The August revision was not without controversy. In March, the FIU had also proposed mandatory suspicious‑transaction reporting for any virtual asset transfer above 10 million won to overseas exchanges or personal wallets. Major domestic exchanges, represented by the Digital Asset Exchange Joint Council (DAXA), objected, arguing that a fixed‑amount reporting requirement would create excessive compliance burdens and operational confusion. After consultations with DAXA, the FIU abandoned the fixed‑amount reporting rule and is now moving toward a risk‑based approach, where operators set their own criteria.

The FATF plenary highlighted global compliance gaps. Preliminary findings from the seventh assessment of jurisdictions’ implementation of FATF Recommendation 15 (the Travel Rule) and overall supervision of exchanges indicate that compliance remains low. Jurisdictions with the highest virtual asset trading volumes are among those with the least consistent implementation, according to Chosun Biz.

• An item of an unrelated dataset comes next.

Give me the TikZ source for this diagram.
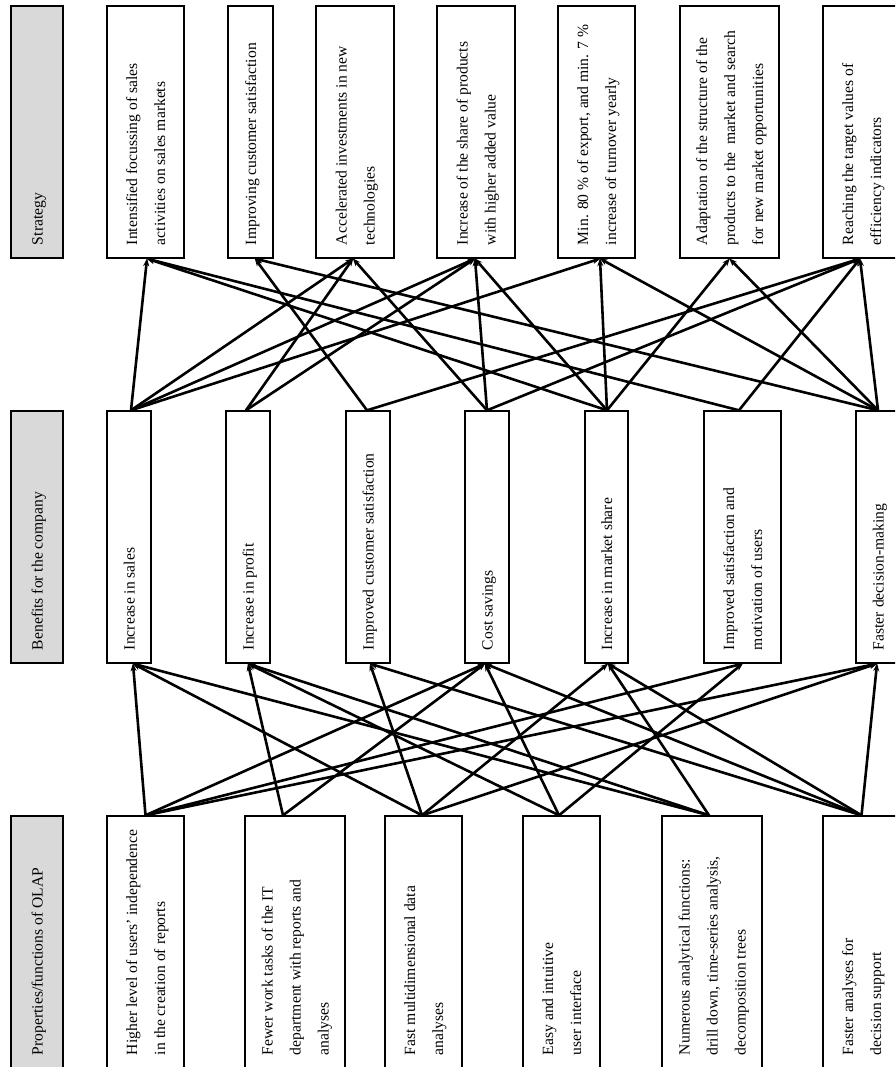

The meeting also addressed emerging risks in decentralized finance (DeFi). FATF members discussed a new assessment of money‑laundering and terrorist‑financing risks in DeFi, noting that the use of virtual assets for illicit purposes is becoming more diverse and increasingly intertwined with cybercrime and weapons financing. Stablecoins were treated separately, with delegates stressing the need for enhanced cross‑border cooperation given the growing issuance and use of stablecoins outside traditional regulatory frameworks.

In addition, FATF adopted a report on public‑private partnerships for financial intelligence cooperation, scheduled for release in July. The report will analyze how different jurisdictions collaborate between regulators, law‑enforcement agencies, and the private sector to improve fraud and money‑laundering detection.

If FATF member states follow South Korea’s example and eliminate the threshold, exchanges worldwide will face a substantial increase in compliance costs. Every transaction would require the collection and transmission of identity information for both sender and receiver, a process that is expensive for exchanges operating in multiple jurisdictions.

South Korea’s implementation deadline is just weeks away, and local exchanges have already adapted their systems following industry‑wide consultations with DAXA earlier this year. The FATF has retained a high‑risk assessment for North Korea, Iran, and Myanmar and has issued a public statement calling for action against financial crime associated with cyber scams in Myanmar.

The outcome of the FATF plenary will shape the regulatory landscape for crypto transfers in the coming months. Exchanges, regulators, and market participants will need to monitor whether the FATF adopts the Korean proposal and how it will affect global compliance obligations.